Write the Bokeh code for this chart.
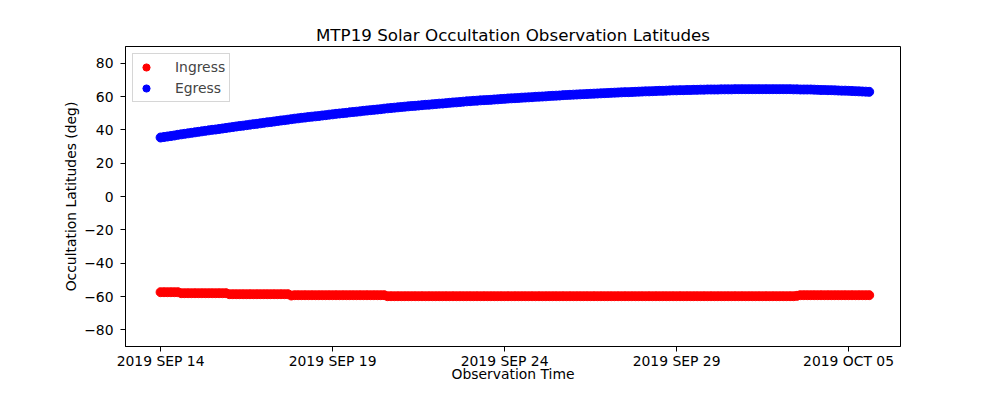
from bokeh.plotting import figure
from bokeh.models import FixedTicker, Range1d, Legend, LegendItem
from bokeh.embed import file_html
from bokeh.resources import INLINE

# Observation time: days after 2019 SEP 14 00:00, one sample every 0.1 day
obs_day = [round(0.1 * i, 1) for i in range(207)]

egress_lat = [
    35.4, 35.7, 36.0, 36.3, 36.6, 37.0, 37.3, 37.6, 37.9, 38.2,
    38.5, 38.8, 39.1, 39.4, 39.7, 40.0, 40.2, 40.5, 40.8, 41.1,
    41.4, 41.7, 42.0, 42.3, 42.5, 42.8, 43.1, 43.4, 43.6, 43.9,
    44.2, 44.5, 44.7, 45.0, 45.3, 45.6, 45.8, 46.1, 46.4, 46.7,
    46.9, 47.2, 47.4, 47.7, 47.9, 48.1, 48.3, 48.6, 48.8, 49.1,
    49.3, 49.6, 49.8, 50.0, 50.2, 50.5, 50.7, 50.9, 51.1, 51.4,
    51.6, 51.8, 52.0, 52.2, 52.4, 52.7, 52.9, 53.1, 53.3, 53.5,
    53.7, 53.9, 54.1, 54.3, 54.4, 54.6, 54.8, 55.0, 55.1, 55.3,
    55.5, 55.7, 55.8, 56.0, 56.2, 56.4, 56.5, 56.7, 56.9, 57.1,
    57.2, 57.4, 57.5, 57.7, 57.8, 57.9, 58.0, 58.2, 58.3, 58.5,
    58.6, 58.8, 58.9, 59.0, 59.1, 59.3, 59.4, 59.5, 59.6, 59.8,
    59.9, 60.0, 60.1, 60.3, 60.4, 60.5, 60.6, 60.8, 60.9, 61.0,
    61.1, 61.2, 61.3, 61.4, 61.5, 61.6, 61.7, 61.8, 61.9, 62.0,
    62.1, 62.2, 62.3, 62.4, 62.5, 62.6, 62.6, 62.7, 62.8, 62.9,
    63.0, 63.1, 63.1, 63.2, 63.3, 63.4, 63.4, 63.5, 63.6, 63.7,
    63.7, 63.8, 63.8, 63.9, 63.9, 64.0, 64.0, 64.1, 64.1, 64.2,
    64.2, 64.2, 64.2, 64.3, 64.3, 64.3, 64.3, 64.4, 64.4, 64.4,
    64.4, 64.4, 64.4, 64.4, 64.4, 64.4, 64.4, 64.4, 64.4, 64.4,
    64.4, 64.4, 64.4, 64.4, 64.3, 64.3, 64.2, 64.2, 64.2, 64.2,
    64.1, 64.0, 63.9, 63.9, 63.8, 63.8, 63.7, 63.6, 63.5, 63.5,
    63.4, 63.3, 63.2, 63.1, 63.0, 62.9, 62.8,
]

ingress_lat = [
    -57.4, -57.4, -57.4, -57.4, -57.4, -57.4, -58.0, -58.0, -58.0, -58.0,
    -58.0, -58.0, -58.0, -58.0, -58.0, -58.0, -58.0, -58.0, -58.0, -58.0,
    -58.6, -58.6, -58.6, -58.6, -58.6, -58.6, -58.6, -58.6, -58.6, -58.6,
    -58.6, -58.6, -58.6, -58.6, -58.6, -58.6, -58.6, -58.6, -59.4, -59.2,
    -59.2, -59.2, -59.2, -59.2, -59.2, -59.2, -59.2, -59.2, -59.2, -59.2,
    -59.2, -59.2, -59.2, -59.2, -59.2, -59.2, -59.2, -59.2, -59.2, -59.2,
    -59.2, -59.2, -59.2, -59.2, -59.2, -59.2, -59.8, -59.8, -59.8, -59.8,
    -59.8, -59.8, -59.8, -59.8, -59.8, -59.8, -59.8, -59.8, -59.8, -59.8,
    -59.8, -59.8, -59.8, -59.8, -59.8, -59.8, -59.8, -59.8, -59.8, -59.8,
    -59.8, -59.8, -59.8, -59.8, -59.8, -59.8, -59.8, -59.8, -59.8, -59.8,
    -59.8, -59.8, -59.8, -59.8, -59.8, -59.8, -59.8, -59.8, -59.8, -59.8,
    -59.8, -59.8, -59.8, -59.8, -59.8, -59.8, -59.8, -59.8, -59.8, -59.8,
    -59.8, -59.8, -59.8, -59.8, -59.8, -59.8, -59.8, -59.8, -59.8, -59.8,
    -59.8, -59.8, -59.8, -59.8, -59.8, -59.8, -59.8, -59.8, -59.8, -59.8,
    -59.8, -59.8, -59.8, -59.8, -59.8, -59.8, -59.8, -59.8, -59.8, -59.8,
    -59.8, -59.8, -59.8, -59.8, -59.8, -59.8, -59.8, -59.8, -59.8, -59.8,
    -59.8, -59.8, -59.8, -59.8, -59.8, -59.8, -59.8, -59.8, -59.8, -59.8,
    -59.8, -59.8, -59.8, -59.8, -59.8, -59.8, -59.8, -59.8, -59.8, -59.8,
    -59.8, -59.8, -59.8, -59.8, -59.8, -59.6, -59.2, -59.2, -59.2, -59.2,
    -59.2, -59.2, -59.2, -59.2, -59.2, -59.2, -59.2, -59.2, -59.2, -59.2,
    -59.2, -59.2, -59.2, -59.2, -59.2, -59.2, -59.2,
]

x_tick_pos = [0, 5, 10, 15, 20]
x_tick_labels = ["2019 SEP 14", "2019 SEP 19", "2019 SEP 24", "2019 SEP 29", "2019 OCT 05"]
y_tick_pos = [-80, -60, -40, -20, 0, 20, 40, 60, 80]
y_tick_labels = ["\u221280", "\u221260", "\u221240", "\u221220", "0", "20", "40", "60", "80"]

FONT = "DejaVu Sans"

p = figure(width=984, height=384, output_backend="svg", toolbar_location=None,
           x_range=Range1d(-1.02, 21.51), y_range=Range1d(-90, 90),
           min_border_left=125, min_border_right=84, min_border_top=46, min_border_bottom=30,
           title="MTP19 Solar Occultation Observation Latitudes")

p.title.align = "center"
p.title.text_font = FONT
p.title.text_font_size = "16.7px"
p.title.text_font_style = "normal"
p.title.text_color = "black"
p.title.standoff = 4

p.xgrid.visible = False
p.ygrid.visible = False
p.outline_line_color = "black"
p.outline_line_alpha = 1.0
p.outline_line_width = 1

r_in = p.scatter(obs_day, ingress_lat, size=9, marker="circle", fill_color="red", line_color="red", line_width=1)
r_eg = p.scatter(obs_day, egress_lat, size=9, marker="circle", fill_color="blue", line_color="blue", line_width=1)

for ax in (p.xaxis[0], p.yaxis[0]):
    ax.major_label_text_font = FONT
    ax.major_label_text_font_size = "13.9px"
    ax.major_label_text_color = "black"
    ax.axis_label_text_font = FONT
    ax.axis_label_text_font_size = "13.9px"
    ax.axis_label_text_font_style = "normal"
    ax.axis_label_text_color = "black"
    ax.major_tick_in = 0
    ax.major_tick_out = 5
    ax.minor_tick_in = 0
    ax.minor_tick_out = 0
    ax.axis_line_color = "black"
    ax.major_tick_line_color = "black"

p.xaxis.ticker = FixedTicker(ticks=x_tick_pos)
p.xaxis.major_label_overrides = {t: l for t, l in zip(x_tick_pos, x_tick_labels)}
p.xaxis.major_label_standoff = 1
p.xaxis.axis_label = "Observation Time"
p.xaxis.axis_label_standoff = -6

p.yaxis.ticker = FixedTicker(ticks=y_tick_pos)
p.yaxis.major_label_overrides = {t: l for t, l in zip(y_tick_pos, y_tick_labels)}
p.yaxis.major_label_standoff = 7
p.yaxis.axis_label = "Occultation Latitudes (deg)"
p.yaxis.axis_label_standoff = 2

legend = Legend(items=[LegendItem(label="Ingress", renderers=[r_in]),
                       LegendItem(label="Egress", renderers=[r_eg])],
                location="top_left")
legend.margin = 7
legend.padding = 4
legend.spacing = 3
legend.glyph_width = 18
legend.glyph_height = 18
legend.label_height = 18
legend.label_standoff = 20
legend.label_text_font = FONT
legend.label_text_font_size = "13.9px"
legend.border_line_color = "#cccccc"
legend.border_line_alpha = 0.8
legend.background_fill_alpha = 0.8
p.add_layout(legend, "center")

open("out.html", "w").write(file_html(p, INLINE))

+++

Take the lines from the start of the material to the line with "obs_day = [round(0.1", both included, and transcribe them exactly without the pictures.

## Problem solution
Write the Bokeh code for this chart.
from bokeh.plotting import figure
from bokeh.models import FixedTicker, Range1d, Legend, LegendItem
from bokeh.embed import file_html
from bokeh.resources import INLINE

# Observation time: days after 2019 SEP 14 00:00, one sample every 0.1 day
obs_day = [round(0.1 * i, 1) for i in range(207)]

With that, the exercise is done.